Property taxes are the single largest state or local tax Illinoisans pay – and rank as the second-highest rates in the nation. Despite rhetoric from the governor that a progressive income tax will provide property tax relief, Pritzker has signed no legislation to make this a reality.


Instead, a Property Tax Relief Task Force was commissioned to identify potential paths toward property tax relief. The task force failed to come to a consensus, missing its deadline at the end of 2019 and all but dissolving amid disagreements over meaningful reforms. One business columnist said property taxes were dragging down Illinois property values well before COVID-19, “yet Illinois policymakers continue to ignore the long-term economic effects of excessive property taxes. A legislative task force appointed late last year to study alternative funding sources for local government services accomplished nothing, lending credence to skepticism that the group was mere window-dressing for Pritzker’s graduated income tax proposal.”


Will the progressive income tax fix state finances?

A progressive income tax will not solve Illinois’ fiscal issues. Despite several massive income tax hikes in recent years, Illinois has failed to pass a balanced budget since 2001. Instead, lawmakers have enacted 20 years of deficit spending. The new budget it included $2.4 billion in new spending over last year and exceeds available resources by nearly $6 billion. At the same time, pension costs are projected to consume more than 27% of the state’s expected general revenues despite deteriorating fiscal conditions, significantly handcuffing spending on services.


Since 2000, state spending on pensions has grown by almost 680% while spending on employee health insurance has grown more than 240%. Without reforms to these massively rising cost drivers, growth in spending will far outpace growth in revenue – leading to inevitable tax hikes.

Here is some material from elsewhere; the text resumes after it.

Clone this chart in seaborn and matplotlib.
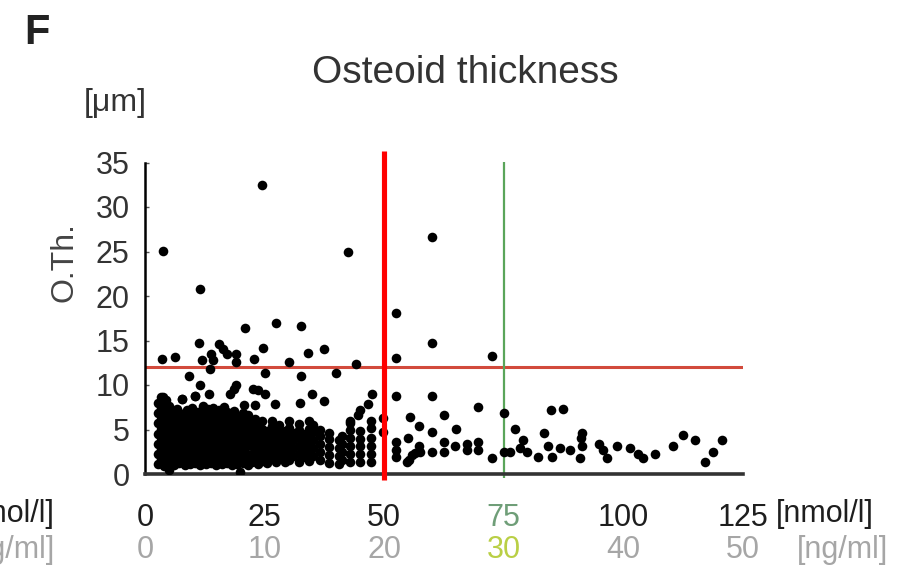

What have other states done?


In the past two decades, not a single state has switched from a flat income tax structure to a progressive income tax structure. In fact, three states have gone in the opposite direction, scrapping progressive income taxes in favor of a flat tax system. Utah in 2008, North Carolina in 2013 and Kentucky in 2018 all made the switch to a flat income tax structure and cut taxpayers’ rates. Additionally, Colorado voters in 2018 rejected a statewide ballot amendment that would have swapped the state’s flat income tax for progressive rates.

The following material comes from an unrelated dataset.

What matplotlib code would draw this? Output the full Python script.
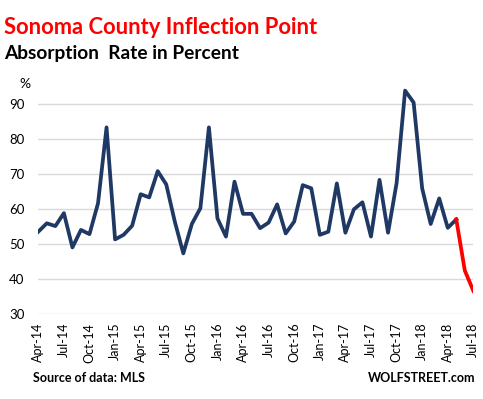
import matplotlib
matplotlib.use("Agg")
import matplotlib.pyplot as plt
import pandas as pd

plt.rcParams['font.family'] = ['Lato', 'DejaVu Sans']

months = pd.date_range("2014-04-01", "2018-07-01", freq="MS")
values = [53.6, 56.0, 55.2, 58.9, 49.1, 54.1, 52.9, 61.7, 83.4, 51.4,
          52.7, 55.3, 64.3, 63.4, 70.9, 67.1, 56.5, 47.4, 55.8, 60.3,
          83.4, 57.4, 52.2, 67.9, 58.7, 58.7, 54.6, 56.2, 61.4, 53.1,
          56.5, 66.9, 66.0, 52.7, 53.6, 67.4, 53.3, 60.0, 62.0, 52.2,
          68.4, 53.3, 67.4, 93.9, 90.5, 66.0, 55.8, 63.1, 54.7, 57.1,
          42.5, 36.7]
red_start = 49  # index where the red segment begins (Apr-18)
yticks = [30, 40, 50, 60, 70, 80, 90]
tick_every = 3

title = "Sonoma County Inflection Point"
subtitle = "Absorption  Rate in Percent"
source = "Source of data: MLS"
brand = "WOLFSTREET.com"

labels = [m.strftime("%b-%y") for m in months]
x = list(range(len(values)))

fig = plt.figure(figsize=(4.83, 3.99), dpi=100)
ax = fig.add_axes([0.0793, 0.2123, 0.9007, 0.579])

ax.plot(x[:red_start + 1], values[:red_start + 1], color="#1F3864", lw=2.7,
        solid_joinstyle="round", zorder=3)
ax.plot(x[red_start:], values[red_start:], color="#FF0000", lw=2.7,
        solid_joinstyle="round", zorder=3)

ax.set_xlim(0, len(values) - 1)
ax.set_ylim(30, 96)
ax.set_yticks(yticks)
ax.set_yticklabels([str(t) for t in yticks], fontsize=9.5)
ax.set_xticks(x[::tick_every])
ax.set_xticklabels(labels[::tick_every], rotation=90, fontsize=9)
ax.tick_params(axis="both", length=0)
ax.tick_params(axis="y", pad=10)
ax.tick_params(axis="x", pad=6)
for s in ax.spines.values():
    s.set_visible(False)
ax.yaxis.grid(True, color="#D9D9D9", lw=1)
ax.set_axisbelow(True)

fig.text(0.008, 0.932, title, color="#FF0000", fontsize=15.8, fontweight="bold",
         va="center", ha="left")
fig.text(0.008, 0.866, subtitle, color="black", fontsize=13.8, fontweight="bold",
         va="center", ha="left")
fig.text(0.052, 0.789, "%", fontsize=10, va="center", ha="center")
fig.text(0.068, 0.053, source, fontsize=9, fontweight="bold", va="center", ha="left")
fig.text(0.985, 0.053, brand, fontsize=9, fontweight="bold", va="center", ha="right")

fig.savefig("out.png", dpi=100)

Most states that established progressive income tax structures did so in the early 20th century. The last state to switch from a flat to a progressive income tax was Connecticut in 1996. The initial, small tax cut quickly turned into a 13% tax hike on the middle class. That tax hike did nothing to solve the state’s finances or balance budgets, was unable to stymie growth in property taxes and contributed to a 47% increase in the state’s poverty rate.


Will Illinoisans get a voice on other constitutional amendments?


Illinoisans will not be permitted to vote on other constitutional amendments such as fair maps or term limits, both of which are more popular than the progressive income tax. Despite the widespread popularity of these initiatives, no measures to place these issues on ballots were passed in 2019 or 2020.


Pritzker supported fair maps during his campaign but has largely gone silent on the issue since he took office. Meanwhile, the governor has publicly opposed term limits on lawmakers.

Summary


Although the progressive tax is being sold as a way to shore up state finances, pay down debt and increase funding for services, it will fail to fulfill those promises. Without addressing the structural spending problems that created the highest overall tax burden in the nation, a progressive income tax system would only be a blank check for lawmakers to create rates to support the spending they want, which inevitably will mean higher income taxes for the middle class.


Judging by how quickly Pritzker’s “fair tax” promises have receded and spending promises have grown, it has become clear to taxpayers the ease with which income tax rates could rise under the governor’s plan. Instead, Pritzker and the General Assembly should follow a trustworthy roadmap to tax relief for Illinoisans and restored fiscal health through pension reform and spending restraint.